### SUPPLIED MATERIAL ###

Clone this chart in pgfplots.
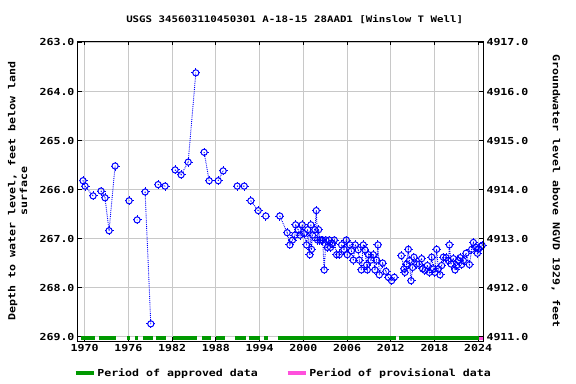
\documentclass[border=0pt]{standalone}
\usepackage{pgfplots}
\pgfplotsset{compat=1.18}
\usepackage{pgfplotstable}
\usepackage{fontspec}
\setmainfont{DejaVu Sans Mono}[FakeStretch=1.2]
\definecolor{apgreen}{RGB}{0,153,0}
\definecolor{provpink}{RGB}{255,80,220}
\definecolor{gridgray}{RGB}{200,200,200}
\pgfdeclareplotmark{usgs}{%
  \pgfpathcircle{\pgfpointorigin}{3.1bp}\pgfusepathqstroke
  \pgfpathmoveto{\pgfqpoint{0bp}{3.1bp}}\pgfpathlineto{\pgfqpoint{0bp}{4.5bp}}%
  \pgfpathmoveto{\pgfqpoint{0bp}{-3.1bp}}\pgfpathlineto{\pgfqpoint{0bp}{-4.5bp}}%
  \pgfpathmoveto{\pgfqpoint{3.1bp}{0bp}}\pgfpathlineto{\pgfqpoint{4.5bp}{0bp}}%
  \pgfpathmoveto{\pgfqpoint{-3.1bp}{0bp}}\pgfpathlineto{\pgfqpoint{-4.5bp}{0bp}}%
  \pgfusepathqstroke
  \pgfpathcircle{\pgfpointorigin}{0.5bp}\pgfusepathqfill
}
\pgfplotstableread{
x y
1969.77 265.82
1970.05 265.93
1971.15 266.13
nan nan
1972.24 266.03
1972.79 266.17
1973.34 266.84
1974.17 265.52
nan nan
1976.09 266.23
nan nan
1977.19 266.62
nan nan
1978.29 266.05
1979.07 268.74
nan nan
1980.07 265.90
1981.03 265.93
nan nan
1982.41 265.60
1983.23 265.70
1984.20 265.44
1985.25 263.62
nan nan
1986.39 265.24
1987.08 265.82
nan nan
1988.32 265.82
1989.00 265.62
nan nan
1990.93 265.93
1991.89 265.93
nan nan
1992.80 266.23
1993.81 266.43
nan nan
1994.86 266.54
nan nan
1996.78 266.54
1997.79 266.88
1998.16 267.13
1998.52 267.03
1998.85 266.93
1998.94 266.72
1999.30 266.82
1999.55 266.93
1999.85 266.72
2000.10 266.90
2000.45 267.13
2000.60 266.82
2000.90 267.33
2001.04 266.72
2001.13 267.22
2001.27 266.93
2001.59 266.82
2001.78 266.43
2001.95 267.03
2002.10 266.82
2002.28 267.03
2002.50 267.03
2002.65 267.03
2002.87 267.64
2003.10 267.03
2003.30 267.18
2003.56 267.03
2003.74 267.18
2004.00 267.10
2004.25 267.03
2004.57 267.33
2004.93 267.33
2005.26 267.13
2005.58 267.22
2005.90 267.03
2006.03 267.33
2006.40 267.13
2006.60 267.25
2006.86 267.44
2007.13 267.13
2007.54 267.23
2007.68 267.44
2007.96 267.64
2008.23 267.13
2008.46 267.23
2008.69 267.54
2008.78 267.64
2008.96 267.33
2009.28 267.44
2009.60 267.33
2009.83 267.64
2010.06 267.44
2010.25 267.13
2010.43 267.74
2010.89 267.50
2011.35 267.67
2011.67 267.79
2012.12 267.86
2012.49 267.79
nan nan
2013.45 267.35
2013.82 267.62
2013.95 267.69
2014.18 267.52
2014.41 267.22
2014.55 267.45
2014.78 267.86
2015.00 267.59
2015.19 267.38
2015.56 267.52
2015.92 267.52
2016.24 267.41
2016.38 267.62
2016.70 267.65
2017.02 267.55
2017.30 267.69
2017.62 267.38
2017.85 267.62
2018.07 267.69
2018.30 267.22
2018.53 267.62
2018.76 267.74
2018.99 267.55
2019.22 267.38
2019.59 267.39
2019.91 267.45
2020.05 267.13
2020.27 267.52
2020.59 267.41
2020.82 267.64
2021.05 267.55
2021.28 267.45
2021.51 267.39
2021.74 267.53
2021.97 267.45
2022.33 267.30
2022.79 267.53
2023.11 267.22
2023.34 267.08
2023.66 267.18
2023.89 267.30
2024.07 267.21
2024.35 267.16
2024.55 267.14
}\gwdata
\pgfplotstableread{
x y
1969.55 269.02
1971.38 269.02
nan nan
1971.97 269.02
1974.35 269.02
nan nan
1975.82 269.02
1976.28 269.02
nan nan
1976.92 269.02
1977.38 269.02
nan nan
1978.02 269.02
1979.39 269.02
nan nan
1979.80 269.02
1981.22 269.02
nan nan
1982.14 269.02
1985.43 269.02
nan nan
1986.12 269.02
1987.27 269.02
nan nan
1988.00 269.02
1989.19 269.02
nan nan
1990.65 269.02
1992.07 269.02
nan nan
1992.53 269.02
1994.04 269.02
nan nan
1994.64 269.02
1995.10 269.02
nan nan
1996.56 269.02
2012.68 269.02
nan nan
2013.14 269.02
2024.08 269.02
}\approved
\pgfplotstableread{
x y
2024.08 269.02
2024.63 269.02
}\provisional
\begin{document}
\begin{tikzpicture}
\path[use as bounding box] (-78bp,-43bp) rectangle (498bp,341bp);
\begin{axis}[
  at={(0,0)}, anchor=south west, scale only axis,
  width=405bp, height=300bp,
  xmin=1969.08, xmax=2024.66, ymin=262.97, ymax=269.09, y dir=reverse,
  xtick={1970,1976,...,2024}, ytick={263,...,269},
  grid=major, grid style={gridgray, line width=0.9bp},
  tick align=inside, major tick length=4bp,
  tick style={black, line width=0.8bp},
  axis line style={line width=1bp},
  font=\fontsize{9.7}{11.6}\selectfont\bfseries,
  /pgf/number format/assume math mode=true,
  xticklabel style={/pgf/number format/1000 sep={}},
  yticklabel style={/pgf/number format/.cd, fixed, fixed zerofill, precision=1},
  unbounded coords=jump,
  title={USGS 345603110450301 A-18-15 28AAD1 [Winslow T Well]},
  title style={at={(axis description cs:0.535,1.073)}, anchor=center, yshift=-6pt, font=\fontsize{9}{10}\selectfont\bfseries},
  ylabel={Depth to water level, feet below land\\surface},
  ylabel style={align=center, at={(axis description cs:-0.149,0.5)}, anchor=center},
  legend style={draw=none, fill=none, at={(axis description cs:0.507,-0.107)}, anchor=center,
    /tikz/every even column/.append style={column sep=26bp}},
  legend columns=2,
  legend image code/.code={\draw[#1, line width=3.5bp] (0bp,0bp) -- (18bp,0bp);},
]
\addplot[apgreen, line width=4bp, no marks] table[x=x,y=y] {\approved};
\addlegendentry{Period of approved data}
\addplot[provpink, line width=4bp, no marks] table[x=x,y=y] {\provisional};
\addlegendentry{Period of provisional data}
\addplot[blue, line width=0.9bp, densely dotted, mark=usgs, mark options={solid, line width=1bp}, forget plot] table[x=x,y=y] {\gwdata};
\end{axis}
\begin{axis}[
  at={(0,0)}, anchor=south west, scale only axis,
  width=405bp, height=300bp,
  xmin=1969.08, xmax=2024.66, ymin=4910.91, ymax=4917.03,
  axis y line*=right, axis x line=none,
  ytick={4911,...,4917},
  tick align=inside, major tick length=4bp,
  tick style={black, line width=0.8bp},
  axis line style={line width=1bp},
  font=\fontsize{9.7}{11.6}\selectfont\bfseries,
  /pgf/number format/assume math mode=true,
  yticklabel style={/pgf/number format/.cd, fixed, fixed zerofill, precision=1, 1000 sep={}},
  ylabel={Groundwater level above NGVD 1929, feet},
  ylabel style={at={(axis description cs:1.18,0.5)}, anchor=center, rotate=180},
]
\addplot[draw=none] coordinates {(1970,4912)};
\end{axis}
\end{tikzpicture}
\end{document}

###

> [THE REQUEST]: Reproduce the full listing faithfully, but do not carry over any pictures.

> [SOLUTION TO THE EXERCISE]:
Clone this chart in pgfplots.
\documentclass[border=0pt]{standalone}
\usepackage{pgfplots}
\pgfplotsset{compat=1.18}
\usepackage{pgfplotstable}
\usepackage{fontspec}
\setmainfont{DejaVu Sans Mono}[FakeStretch=1.2]
\definecolor{apgreen}{RGB}{0,153,0}
\definecolor{provpink}{RGB}{255,80,220}
\definecolor{gridgray}{RGB}{200,200,200}
\pgfdeclareplotmark{usgs}{%
  \pgfpathcircle{\pgfpointorigin}{3.1bp}\pgfusepathqstroke
  \pgfpathmoveto{\pgfqpoint{0bp}{3.1bp}}\pgfpathlineto{\pgfqpoint{0bp}{4.5bp}}%
  \pgfpathmoveto{\pgfqpoint{0bp}{-3.1bp}}\pgfpathlineto{\pgfqpoint{0bp}{-4.5bp}}%
  \pgfpathmoveto{\pgfqpoint{3.1bp}{0bp}}\pgfpathlineto{\pgfqpoint{4.5bp}{0bp}}%
  \pgfpathmoveto{\pgfqpoint{-3.1bp}{0bp}}\pgfpathlineto{\pgfqpoint{-4.5bp}{0bp}}%
  \pgfusepathqstroke
  \pgfpathcircle{\pgfpointorigin}{0.5bp}\pgfusepathqfill
}
\pgfplotstableread{
x y
1969.77 265.82
1970.05 265.93
1971.15 266.13
nan nan
1972.24 266.03
1972.79 266.17
1973.34 266.84
1974.17 265.52
nan nan
1976.09 266.23
nan nan
1977.19 266.62
nan nan
1978.29 266.05
1979.07 268.74
nan nan
1980.07 265.90
1981.03 265.93
nan nan
1982.41 265.60
1983.23 265.70
1984.20 265.44
1985.25 263.62
nan nan
1986.39 265.24
1987.08 265.82
nan nan
1988.32 265.82
1989.00 265.62
nan nan
1990.93 265.93
1991.89 265.93
nan nan
1992.80 266.23
1993.81 266.43
nan nan
1994.86 266.54
nan nan
1996.78 266.54
1997.79 266.88
1998.16 267.13
1998.52 267.03
1998.85 266.93
1998.94 266.72
1999.30 266.82
1999.55 266.93
1999.85 266.72
2000.10 266.90
2000.45 267.13
2000.60 266.82
2000.90 267.33
2001.04 266.72
2001.13 267.22
2001.27 266.93
2001.59 266.82
2001.78 266.43
2001.95 267.03
2002.10 266.82
2002.28 267.03
2002.50 267.03
2002.65 267.03
2002.87 267.64
2003.10 267.03
2003.30 267.18
2003.56 267.03
2003.74 267.18
2004.00 267.10
2004.25 267.03
2004.57 267.33
2004.93 267.33
2005.26 267.13
2005.58 267.22
2005.90 267.03
2006.03 267.33
2006.40 267.13
2006.60 267.25
2006.86 267.44
2007.13 267.13
2007.54 267.23
2007.68 267.44
2007.96 267.64
2008.23 267.13
2008.46 267.23
2008.69 267.54
2008.78 267.64
2008.96 267.33
2009.28 267.44
2009.60 267.33
2009.83 267.64
2010.06 267.44
2010.25 267.13
2010.43 267.74
2010.89 267.50
2011.35 267.67
2011.67 267.79
2012.12 267.86
2012.49 267.79
nan nan
2013.45 267.35
2013.82 267.62
2013.95 267.69
2014.18 267.52
2014.41 267.22
2014.55 267.45
2014.78 267.86
2015.00 267.59
2015.19 267.38
2015.56 267.52
2015.92 267.52
2016.24 267.41
2016.38 267.62
2016.70 267.65
2017.02 267.55
2017.30 267.69
2017.62 267.38
2017.85 267.62
2018.07 267.69
2018.30 267.22
2018.53 267.62
2018.76 267.74
2018.99 267.55
2019.22 267.38
2019.59 267.39
2019.91 267.45
2020.05 267.13
2020.27 267.52
2020.59 267.41
2020.82 267.64
2021.05 267.55
2021.28 267.45
2021.51 267.39
2021.74 267.53
2021.97 267.45
2022.33 267.30
2022.79 267.53
2023.11 267.22
2023.34 267.08
2023.66 267.18
2023.89 267.30
2024.07 267.21
2024.35 267.16
2024.55 267.14
}\gwdata
\pgfplotstableread{
x y
1969.55 269.02
1971.38 269.02
nan nan
1971.97 269.02
1974.35 269.02
nan nan
1975.82 269.02
1976.28 269.02
nan nan
1976.92 269.02
1977.38 269.02
nan nan
1978.02 269.02
1979.39 269.02
nan nan
1979.80 269.02
1981.22 269.02
nan nan
1982.14 269.02
1985.43 269.02
nan nan
1986.12 269.02
1987.27 269.02
nan nan
1988.00 269.02
1989.19 269.02
nan nan
1990.65 269.02
1992.07 269.02
nan nan
1992.53 269.02
1994.04 269.02
nan nan
1994.64 269.02
1995.10 269.02
nan nan
1996.56 269.02
2012.68 269.02
nan nan
2013.14 269.02
2024.08 269.02
}\approved
\pgfplotstableread{
x y
2024.08 269.02
2024.63 269.02
}\provisional
\begin{document}
\begin{tikzpicture}
\path[use as bounding box] (-78bp,-43bp) rectangle (498bp,341bp);
\begin{axis}[
  at={(0,0)}, anchor=south west, scale only axis,
  width=405bp, height=300bp,
  xmin=1969.08, xmax=2024.66, ymin=262.97, ymax=269.09, y dir=reverse,
  xtick={1970,1976,...,2024}, ytick={263,...,269},
  grid=major, grid style={gridgray, line width=0.9bp},
  tick align=inside, major tick length=4bp,
  tick style={black, line width=0.8bp},
  axis line style={line width=1bp},
  font=\fontsize{9.7}{11.6}\selectfont\bfseries,
  /pgf/number format/assume math mode=true,
  xticklabel style={/pgf/number format/1000 sep={}},
  yticklabel style={/pgf/number format/.cd, fixed, fixed zerofill, precision=1},
  unbounded coords=jump,
  title={USGS 345603110450301 A-18-15 28AAD1 [Winslow T Well]},
  title style={at={(axis description cs:0.535,1.073)}, anchor=center, yshift=-6pt, font=\fontsize{9}{10}\selectfont\bfseries},
  ylabel={Depth to water level, feet below land\\surface},
  ylabel style={align=center, at={(axis description cs:-0.149,0.5)}, anchor=center},
  legend style={draw=none, fill=none, at={(axis description cs:0.507,-0.107)}, anchor=center,
    /tikz/every even column/.append style={column sep=26bp}},
  legend columns=2,
  legend image code/.code={\draw[#1, line width=3.5bp] (0bp,0bp) -- (18bp,0bp);},
]
\addplot[apgreen, line width=4bp, no marks] table[x=x,y=y] {\approved};
\addlegendentry{Period of approved data}
\addplot[provpink, line width=4bp, no marks] table[x=x,y=y] {\provisional};
\addlegendentry{Period of provisional data}
\addplot[blue, line width=0.9bp, densely dotted, mark=usgs, mark options={solid, line width=1bp}, forget plot] table[x=x,y=y] {\gwdata};
\end{axis}
\begin{axis}[
  at={(0,0)}, anchor=south west, scale only axis,
  width=405bp, height=300bp,
  xmin=1969.08, xmax=2024.66, ymin=4910.91, ymax=4917.03,
  axis y line*=right, axis x line=none,
  ytick={4911,...,4917},
  tick align=inside, major tick length=4bp,
  tick style={black, line width=0.8bp},
  axis line style={line width=1bp},
  font=\fontsize{9.7}{11.6}\selectfont\bfseries,
  /pgf/number format/assume math mode=true,
  yticklabel style={/pgf/number format/.cd, fixed, fixed zerofill, precision=1, 1000 sep={}},
  ylabel={Groundwater level above NGVD 1929, feet},
  ylabel style={at={(axis description cs:1.18,0.5)}, anchor=center, rotate=180},
]
\addplot[draw=none] coordinates {(1970,4912)};
\end{axis}
\end{tikzpicture}
\end{document}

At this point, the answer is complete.